Acquisition and Time

Acquisition and Time
Working on a talk to be given at the Isabella Stewart Gardner Museum – about the collection of Italian pictures that Gardner acquired with significant help from Bernard Berenson – has been the occasion for thinking again about the collector’s passion.  When one stands in a gallery in front of a picture one is not only affected by the passions of the painter, or made aware of the forces of history, one is directly confronted with provenance, namely, by what combination of human passions did this object come to be here?  

Isabella Gardner’s letters to Berenson came dashing across the Atlantic, mixed with a flurry of cables – “Of course I want the Giotto—” “if our stupid and impossible Art Museum does not get the Giorgione (the Christ head, you know) please get it for me…. They won’t move quickly enough to get it I fear.”  I’ve been struck again by the strange urgency collectors feel seemingly as part of their decision to buy a painting.  Before the painting presents itself, it is an ordinary day – one will play with the dog, read the papers – and then the opportunity arrives, an offering letter, cable, call, a dealer at a gallery makes a discreet suggestion – and suddenly there is frenzy, haste, all the wonderful uncertainty of romance, will they call, is one making a fool of oneself, to what lengths is one willing to go.

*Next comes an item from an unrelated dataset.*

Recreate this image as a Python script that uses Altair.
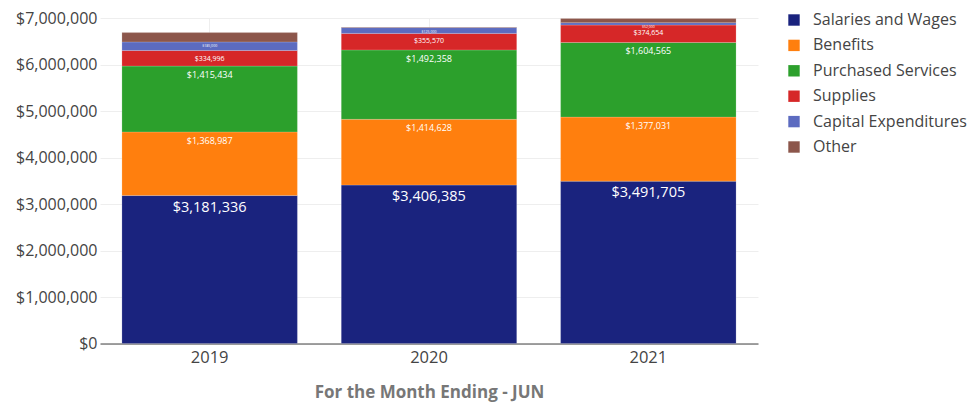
import altair as alt
import pandas as pd

years = ["2019", "2020", "2021"]
categories = ["Salaries and Wages", "Benefits", "Purchased Services",
              "Supplies", "Capital Expenditures", "Other"]
salaries = [3181336, 3406385, 3491705]
benefits = [1368987, 1414628, 1377031]
purchased = [1415434, 1492358, 1604565]
supplies = [334996, 355570, 374654]
capital = [185000, 125000, 52000]
other = [200000, 12000, 90000]

colors = ["#1a237e", "#ff7f0e", "#2ca02c", "#d62728", "#5c6bc0", "#8c564b"]
y_ticks = [0, 1000000, 2000000, 3000000, 4000000, 5000000, 6000000, 7000000]

series = [salaries, benefits, purchased, supplies, capital, other]
rows = []
for ci, (cat, vals) in enumerate(zip(categories, series)):
    for yr, v in zip(years, vals):
        rows.append({"year": yr, "category": cat, "idx": ci, "value": v})
df = pd.DataFrame(rows)

FONT = "Open Sans"

base = alt.Chart(df).transform_stack(
    stack="value", groupby=["year"], as_=["y0", "y1"],
    sort=[alt.SortField("idx", order="ascending")]
)

x_axis = alt.Axis(labelAngle=0, labelFontSize=16.5, labelColor="#444",
                  labelFont=FONT, labelPadding=5.5, tickSize=0,
                  domainColor="#444", domainWidth=1.2,
                  grid=True, gridColor="#eee", bandPosition=0.5,
                  titleFont=FONT, titleFontSize=17, titleFontWeight="bold",
                  titleColor="#777", titlePadding=19)
y_axis = alt.Axis(format="$,.0f", values=y_ticks,
                  labelFontSize=16, labelColor="#444", labelFont=FONT,
                  labelPadding=3, tickSize=0, domain=False,
                  labelOverlap=False, gridColor="#eee")
x_scale = alt.Scale(paddingInner=0.2, paddingOuter=0.1)
y_scale = alt.Scale(domain=[0, 7000000], nice=False)


def x_enc():
    return alt.X("year:N", title="For the Month Ending - JUN", scale=x_scale, axis=x_axis)


def y_enc():
    return alt.Y("y1:Q", title=None, scale=y_scale, axis=y_axis)


bars = base.mark_bar(stroke="white", strokeWidth=0.3, strokeOpacity=0.6).encode(
    x=x_enc(),
    y=y_enc(),
    y2="y0:Q",
    color=alt.Color("category:N", title=None,
                    scale=alt.Scale(domain=categories, range=colors),
                    legend=alt.Legend(orient="none", legendX=686, legendY=-6,
                                      symbolType="square", symbolSize=130,
                                      symbolStrokeWidth=0, labelFontSize=16,
                                      labelFont=FONT, labelColor="#444",
                                      labelLimit=220,
                                      labelOffset=11, rowPadding=9.4, padding=0)),
)


def label_layer(cats, fsize, dy):
    return base.transform_filter(
        alt.FieldOneOfPredicate(field="category", oneOf=cats)
    ).mark_text(
        baseline="top", align="center", dy=dy, color="white", font=FONT,
        fontSize=fsize
    ).encode(
        x=x_enc(),
        y=y_enc(),
        text=alt.Text("value:Q", format="$,.0f"),
    )


texts = [
    label_layer([categories[0]], 14.5, 5),
    label_layer(categories[1:3], 9, 5),
    label_layer([categories[3]], 7, 4),
    label_layer([categories[4]], 3.5, 2),
]

chart = alt.layer(bars, *texts).properties(
    width=658, height=325.5,
    autosize=alt.AutoSizeParams(type="none"),
    padding={"left": 92, "top": 10, "right": 212, "bottom": 59},
).configure_view(stroke=None)

chart.save("out.html", embed_options={"renderer": "svg", "actions": False})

I think I can guess something of the feeling from my own experience of buying concert tickets, or books I want very badly.  Every aspect of the transaction seems fraught and significant – I can hardly believe the chance will not be snatched away for me, even when the white envelope with the tickets arrives in the mail, I feel certain I’ll lose them.  I always have a great stab of anxiety as I walk up to the usher to present these pieces of paper, my claim.

There is something fundamentally strange about acquisition.  One lives in a household of objects, in a soul full of experiences, a few precious, many not, and one feels these things as one’s familiars – books have a known heft, trousers carry the spot from a sandwich, a memory of a particular quartet arises unbidden and is pleasurable again.  Very mysteriously, one can promise something that one already feels a little uncertain is actually a possession, a portion of a number in an account, to some institution in another part of town or on another continent, and this can result in an experience or an object leaving the wide world and crossing over into one’s narrower private realm, to sit by the bed and be mulled over in the night.

Of course this has to do with the strangeness of money itself.  Something that can render dental services and turpentine and a Rembrandt into commensurate terms must occupy an oddly-shaped conceptual space. But what’s interesting to me at the moment is how much the anxiety of acquisition seems to affect and be affected by one’s sense of time.  The most important gambit for the salesman is that ‘time is running out.’  “If you don’t take it,” Berenson wrote to Gardner, “the Paris Rothschilds almost certainly will.” But this urgency only intensifies as one begins to take hold.  My feeling in acquisition at least is a desperate desire to get across the field of empty time and to the safety of possession.  I will decide to buy in part to ward off the sensation that to pause is fatal, and, once I have decided, it will feel that the time left to wait is unbearable.

It may be that these two fears are one fear, and that every negotiation to acquire is really a small negotiation with one’s own mortality. This whole train of thought would then just be another way of arriving at a thought that already feels familiar and likely: the great desire and anxiety unleashed in us by wanting to possess art is bound up with the sense that time is running out for me.